Max Payne 3 has the editors at Crave, honestly, anxiously concerned. We love the franchise, and we love the developers; however, the two may not be a perfect match.
But before we get there, let's talk about what we saw. Max Payne starts off this demo in his rundown apartment in New York City. The action kicks in when Max is attacked by a crime boss seeking vengeance for his son. The enemies force Max to flee out of his apartment and onto its roof, and we were shown the standard suite of gunplay and bullet time that we expected to find.
From there, we were zipped to Sao Paulo, Brazil, the setting for, assumedly, the remainder of the game. While Max may be out of the Big Apple for the bulk of the experience, Rockstar told us the New York City still plays a major part in the campaign.
While we weren't given the circumstances for the pairing, our demo showed that part of the gameplay in Brazil will have Payne partnered up with a woman named Fabiana. We didn't see her do any fighting, just talking and following, so we're not exactly sure how she'll key into the full experience outside of the 20 or so minutes we saw her on screen.
Max and Fabiana make their way through Sao Paulo, Brazil for the remainder of the preview we were shown. The two, according to Rockstar, interact in a very realistic way. That comes from the fact that Rockstar has recorded full motion capture for each character on screen. That even applies to the computer enemies throughout the campaign. They each move uniquely as not much in the way of scripted, canned animation is present.
Fabiana seemed self sufficient enough, one big problem most escort gaming components suffer on a regular basis, as Max wasn't pressured to save or defend her at any point in the demo. She essentially hid in the right spots and waited for the demo leader to clear the space of enemies before needing attention again.

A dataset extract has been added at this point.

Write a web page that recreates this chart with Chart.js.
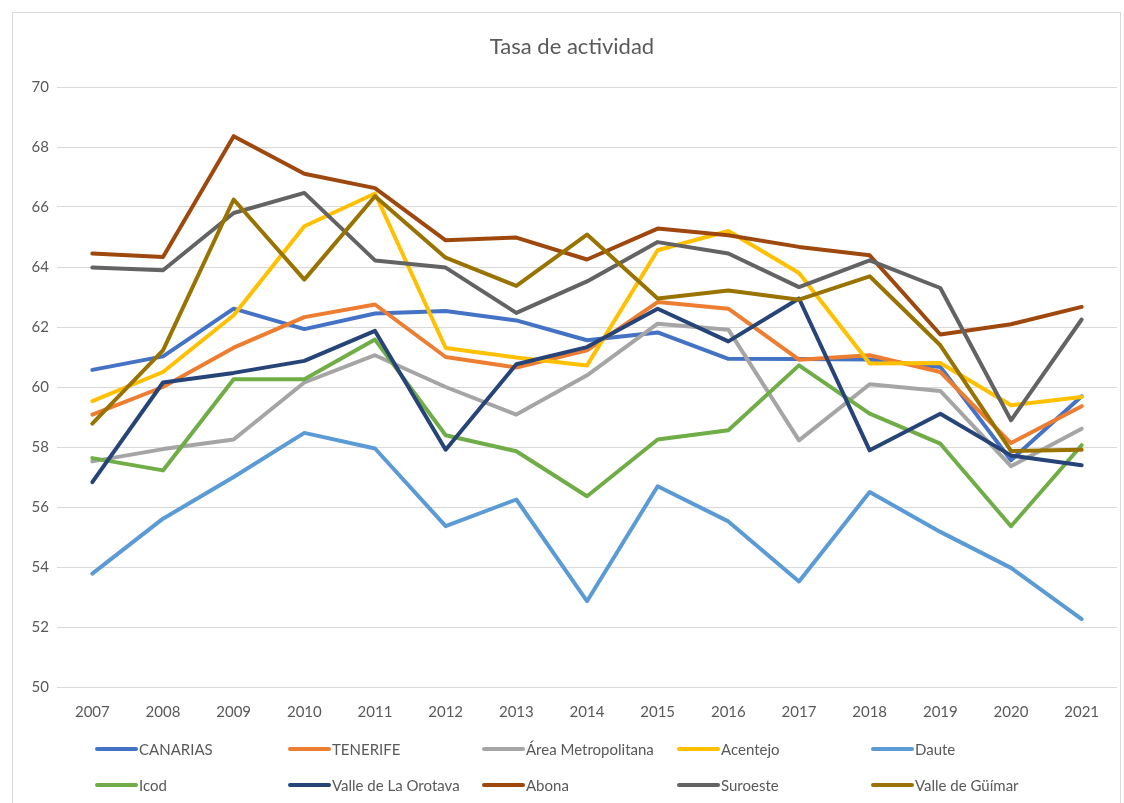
<!DOCTYPE html>
<html>
<head>
<meta charset="utf-8">
<script src="https://cdn.jsdelivr.net/npm/chart.js@4/dist/chart.umd.min.js"></script>
<style>
    body { margin: 0; background: #fff; }
    #frame { position: absolute; left: 12px; top: 12px; width: 1109px; height: 800px; border: 1px solid #d9d9d9; box-sizing: border-box; }
    #wrap { position: absolute; left: 0; top: 0; width: 1124px; height: 803px; }
</style>
</head>
<body>
<div id="frame"></div>
<div id="wrap"><canvas id="chart" width="1124" height="803"></canvas></div>
<script>
const years = ["2007", "2008", "2009", "2010", "2011", "2012", "2013", "2014", "2015", "2016", "2017", "2018", "2019", "2020", "2021"];

const canarias = [60.57, 61.02, 62.61, 61.93, 62.45, 62.53, 62.22, 61.56, 61.82, 60.94, 60.93, 60.92, 60.67, 57.56, 59.69];
const tenerife = [59.08, 60.0, 61.31, 62.33, 62.75, 61.0, 60.65, 61.22, 62.83, 62.61, 60.91, 61.06, 60.5, 58.13, 59.36];
const areaMetro = [57.52, 57.93, 58.25, 60.15, 61.06, 60.0, 59.08, 60.39, 62.11, 61.91, 58.22, 60.09, 59.87, 57.36, 58.61];
const acentejo = [59.53, 60.5, 62.39, 65.36, 66.45, 61.3, 60.98, 60.72, 64.56, 65.2, 63.8, 60.78, 60.8, 59.39, 59.67];
const daute = [53.78, 55.61, 57.0, 58.47, 57.95, 55.36, 56.25, 52.86, 56.69, 55.52, 53.52, 56.5, 55.17, 53.97, 52.26];
const icod = [57.63, 57.22, 60.26, 60.26, 61.58, 58.39, 57.86, 56.36, 58.25, 58.56, 60.72, 59.11, 58.11, 55.36, 58.06];
const orotava = [56.83, 60.15, 60.47, 60.87, 61.87, 57.91, 60.76, 61.33, 62.61, 61.52, 62.95, 57.89, 59.11, 57.72, 57.39];
const abona = [64.45, 64.33, 68.36, 67.11, 66.63, 64.89, 64.98, 64.25, 65.28, 65.06, 64.67, 64.39, 61.75, 62.09, 62.67];
const suroeste = [63.98, 63.89, 65.8, 66.47, 64.22, 63.98, 62.47, 63.52, 64.83, 64.45, 63.33, 64.22, 63.3, 58.89, 62.25];
const guimar = [58.78, 61.22, 66.25, 63.58, 66.36, 64.31, 63.37, 65.08, 62.95, 63.22, 62.91, 63.69, 61.39, 57.87, 57.91];

const seriesNames = ["CANARIAS", "TENERIFE", "Área Metropolitana", "Acentejo", "Daute",
    "Icod", "Valle de La Orotava", "Abona", "Suroeste", "Valle de Güímar"];
const seriesValues = [canarias, tenerife, areaMetro, acentejo, daute, icod, orotava, abona, suroeste, guimar];
const seriesColors = ["#4472C4", "#ED7D31", "#A5A5A5", "#FFC000", "#5B9BD5",
    "#70AD47", "#264478", "#9E480E", "#636363", "#997300"];

const textColor = '#595959';
const fontFamily = 'Lato, "Noto Sans", sans-serif';

// title and two-row legend drawn straight on the canvas
const decorPlugin = {
    id: 'decor',
    afterDraw(chart) {
        const ctx = chart.ctx;
        ctx.save();
        ctx.fillStyle = textColor;
        ctx.font = '22px ' + fontFamily;
        ctx.textAlign = 'center';
        ctx.textBaseline = 'middle';
        ctx.fillText('Tasa de actividad', 572, 47);

        const colX = [97, 290, 484, 679, 873];
        const rowY = [749, 785];
        ctx.font = '15px ' + fontFamily;
        ctx.textAlign = 'left';
        seriesNames.forEach(function (name, i) {
            const x = colX[i % 5];
            const y = rowY[Math.floor(i / 5)];
            ctx.strokeStyle = seriesColors[i];
            ctx.lineWidth = 4;
            ctx.lineCap = 'round';
            ctx.beginPath();
            ctx.moveTo(x, y);
            ctx.lineTo(x + 39, y);
            ctx.stroke();
            ctx.fillStyle = textColor;
            ctx.fillText(name, x + 42, y + 1);
        });
        ctx.restore();
    }
};

const datasets = seriesNames.map(function (name, i) {
    return {
        label: name,
        data: seriesValues[i],
        borderColor: seriesColors[i],
        backgroundColor: seriesColors[i],
        borderWidth: 4,
        pointRadius: 0,
        tension: 0,
        borderJoinStyle: 'round',
        borderCapStyle: 'round',
        order: seriesNames.length - 1 - i
    };
});

const config = {
    type: 'line',
    data: {
        labels: years,
        datasets: datasets
    },
    plugins: [decorPlugin],
    options: {
        responsive: false,
        animation: false,
        layout: {
            padding: { left: 0, top: 87, right: 7, bottom: 66 }
        },
        plugins: {
            legend: { display: false },
            title: { display: false },
            tooltip: { enabled: false }
        },
        scales: {
            x: {
                offset: true,
                grid: { display: false },
                border: { display: false },
                ticks: {
                    color: textColor,
                    font: { family: fontFamily, size: 15 },
                    padding: 8,
                    maxRotation: 0
                },
                afterFit: function (scale) { scale.height = 50; }
            },
            y: {
                min: 50,
                max: 70,
                grid: { color: '#D9D9D9', lineWidth: 1, drawTicks: false },
                border: { display: false },
                ticks: {
                    stepSize: 2,
                    color: textColor,
                    font: { family: fontFamily, size: 15 },
                    padding: 8
                },
                afterFit: function (scale) { scale.width = 57; }
            }
        }
    }
};

const chart = new Chart(document.getElementById('chart'), config);
</script>
</body>
</html>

We were also shown a bit of Rockstar's attention to details. As the reps explained, Max Payne 3 is a linear experience with a scripted, relatively narrow path. As such, the studio is able to focus more on local environment and aesthetics and less on a massive open world. That means more realistic motion over in-game objects, great weather effects and nice, graphical polish that would be missing from more massive projects.
There is a cover mechanic here, as well. We only mention it now because it has such a small emphasis in the game. We applaud Rockstar for their decision when it comes to this feature. Yes, you can enter cover, but the game doesn't seem to stress the need to do so. Max Payne is about running, gunning and bullet time. We saw all of that, and cover was only done as a contextual thing, never to recover health or reload. As our demo leaders put it, cover is a modern mechanic that should be in most third person shooters, just not one that requires gameplay to be built around it.
What we saw is all genuinely good for Max Payne fans. The game seems to be in line with the franchise and will only embrace or improve its qualities. That said, we still found ourselves slightly disappointed.
As we walked away from the demo, Mike White, one of our contributors, mentioned that Max Payne 3 doesn't do anything new for us. Bullet time is old hat for the gaming industry, so Max's hallmark move does little to impress these days.
And while that may be okay for most game companies, selling the standard just isn't something we've come to expect from Rockstar. Their games have always been known as works that push the envelope in at lease one direction. Whether it's the incredible art style and story of Red Dead Redemption or the amazingly rendered Liberty City of Grand Theft Auto IV, the studio has always presented gamers something dynamic and unique.
So far, Max Payne 3 doesn't offer anything like that. Yes, the game looks good and the gunplay looks solid; however, nothing's been presented specifically to wow us.
That said, we don't blame either component for the problem at hand. Rockstar will undeniably do their best with the game, and the Max Payne universe is one that commands quality. But, it seems to us that this relationship is a mismatch. Rockstar is an out-of-the-box developer, while Max Payne is an inside-the-box, linear experience.
Will the two match up? We hope so. Right now, however, the game feels too much like everything else we've played. It will definitely be good, but we expect at least stunning from Rockstar…and we weren't stunned by this demo.